─── Available data ───
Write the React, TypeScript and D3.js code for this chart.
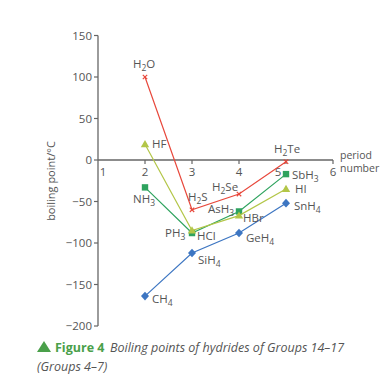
import React from "react";
import * as d3 from "d3";

const periods = [2, 3, 4, 5];
const group14 = [-164, -112, -88, -52];
const group15 = [-33, -88, -62, -17];
const group16 = [100, -60, -41, -2];
const group17 = [19, -85, -67, -35];
const names14 = ["CH4", "SiH4", "GeH4", "SnH4"];
const names15 = ["NH3", "PH3", "AsH3", "SbH3"];
const names16 = ["H2O", "H2S", "H2Se", "H2Te"];
const names17 = ["HF", "HCl", "HBr", "HI"];
const yTicks = [150, 100, 50, 0, -50, -100, -150, -200];
const xTicks = [1, 2, 3, 4, 5, 6];

const W = 388, H = 381;
const x = d3.scaleLinear().domain([1, 6]).range([98, 333]);
const y = d3.scaleLinear().domain([-200, 150]).range([326, 35.5]);

const font = "'Open Sans', 'Noto Sans', sans-serif";
const grey = "#555";

type Series = { vals: number[]; names: string[]; color: string; marker: string; offs: [number, number][] };

const series: Series[] = [
  {
    vals: group14, names: names14, color: "#3d76c2", marker: "diamond",
    offs: [[7, 7], [6, 11], [7, 9], [8, 7]],
  },
  {
    vals: group15, names: names15, color: "#2ea35e", marker: "square",
    offs: [[-12, 16], [-27, 4], [-31, 2], [6, 5]],
  },
  {
    vals: group16, names: names16, color: "#e8483c", marker: "x",
    offs: [[-12, -9], [-4, -9], [-27, -3], [-12, -9]],
  },
  {
    vals: group17, names: names17, color: "#b3c648", marker: "triangle",
    offs: [[7, 4], [5, 9], [4, 6], [9, 4]],
  },
];

function Chem({ name, px, py }: { name: string; px: number; py: number }) {
  const parts = name.match(/[A-Za-z]+|\d+/g) || [];
  return (
    <text x={px} y={py} fontSize={11.5} fill={grey} fontFamily={font}>
      {parts.map((p, i) =>
        /\d/.test(p) ? (
          <tspan key={i} fontSize={8.5} dy={3}>{p}</tspan>
        ) : (
          <tspan key={i} dy={i > 0 && /\d/.test(parts[i - 1]) ? -3 : 0}>{p}</tspan>
        )
      )}
    </text>
  );
}

function Marker({ kind, cx, cy, color }: { kind: string; cx: number; cy: number; color: string }) {
  if (kind === "square") return <rect x={cx - 3.2} y={cy - 3.2} width={6.4} height={6.4} fill={color} />;
  if (kind === "diamond") return <path d={`M${cx},${cy - 4.3}L${cx + 4},${cy}L${cx},${cy + 4.3}L${cx - 4},${cy}Z`} fill={color} />;
  if (kind === "triangle") return <path d={`M${cx},${cy - 4.2}L${cx + 4.2},${cy + 3}L${cx - 4.2},${cy + 3}Z`} fill={color} />;
  return (
    <g stroke={color} strokeWidth={1.2}>
      <line x1={cx - 2.2} y1={cy - 2.2} x2={cx + 2.2} y2={cy + 2.2} />
      <line x1={cx - 2.2} y1={cy + 2.2} x2={cx + 2.2} y2={cy - 2.2} />
    </g>
  );
}

export default function App() {
  const line = d3.line<[number, number]>().x((d) => x(d[0])).y((d) => y(d[1]));
  return (
    <svg width={W} height={H} style={{ position: "absolute", left: 0, top: 0, background: "#fff" }}>
      {/* y axis */}
      <line x1={x(1)} x2={x(1)} y1={y(150)} y2={y(-200)} stroke="#666" strokeWidth={1.3} />
      {yTicks.map((t) => (
        <g key={t}>
          <line x1={x(1) - 4} x2={x(1)} y1={y(t)} y2={y(t)} stroke="#666" strokeWidth={1.2} />
          <text x={x(1) - 6} y={y(t) + 4} textAnchor="end" fontSize={11.5} fill={grey} fontFamily={font}>
            {t < 0 ? "\u2212" + Math.abs(t) : t}
          </text>
        </g>
      ))}
      <text transform={`translate(55,${181}) rotate(-90)`} textAnchor="middle" fontSize={11} fill={grey} fontFamily={font}>
        boiling point/°C
      </text>
      {/* x axis */}
      <line x1={x(1)} x2={x(6)} y1={y(0)} y2={y(0)} stroke="#666" strokeWidth={1.3} />
      {xTicks.map((t) => (
        <g key={t}>
          {t > 1 && <line x1={x(t)} x2={x(t)} y1={y(0)} y2={y(0) + 4} stroke="#666" strokeWidth={1.2} />}
          <text
            x={t === 1 ? x(t) + 5 : t === 5 ? x(t) - 8 : x(t)}
            y={y(0) + 16}
            textAnchor="middle"
            fontSize={11.5}
            fill={grey}
            fontFamily={font}
          >
            {t}
          </text>
        </g>
      ))}
      <text x={340} y={159} fontSize={10.5} fill={grey} fontFamily={font}>period</text>
      <text x={340} y={172} fontSize={10.5} fill={grey} fontFamily={font}>number</text>
      {/* series */}
      {series.map((s, si) => {
        const pts = periods.map((p, i) => [p, s.vals[i]] as [number, number]);
        return (
          <g key={si}>
            <path d={line(pts) || ""} fill="none" stroke={s.color} strokeWidth={1.2} />
            {pts.map((d, i) => (
              <Marker key={i} kind={s.marker} cx={x(d[0])} cy={y(d[1])} color={s.color} />
            ))}
          </g>
        );
      })}
      {series.map((s, si) =>
        periods.map((p, i) => (
          <Chem key={si + "-" + i} name={s.names[i]} px={x(p) + s.offs[i][0]} py={y(s.vals[i]) + s.offs[i][1]} />
        ))
      )}
      {/* caption */}
      <path d="M37,352 L44,341 L51,352 Z" fill="#4aa04a" />
      <text x={55} y={352} fontSize={12.5} fontWeight="bold" fill="#4aa04a" fontFamily={font}>Figure 4</text>
      <text x={110} y={352} fontSize={12.5} fontStyle="italic" fill={grey} fontFamily={font}>
        Boiling points of hydrides of Groups 14–17
      </text>
      <text x={37} y={371} fontSize={12.5} fontStyle="italic" fill={grey} fontFamily={font}>(Groups 4–7)</text>
    </svg>
  );
}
───
§ To be done: Return exactly what appears from the opening line of the material through the line with "import * as", apart from the pictures.

§ In response:
Write the React, TypeScript and D3.js code for this chart.
import React from "react";
import * as d3 from "d3";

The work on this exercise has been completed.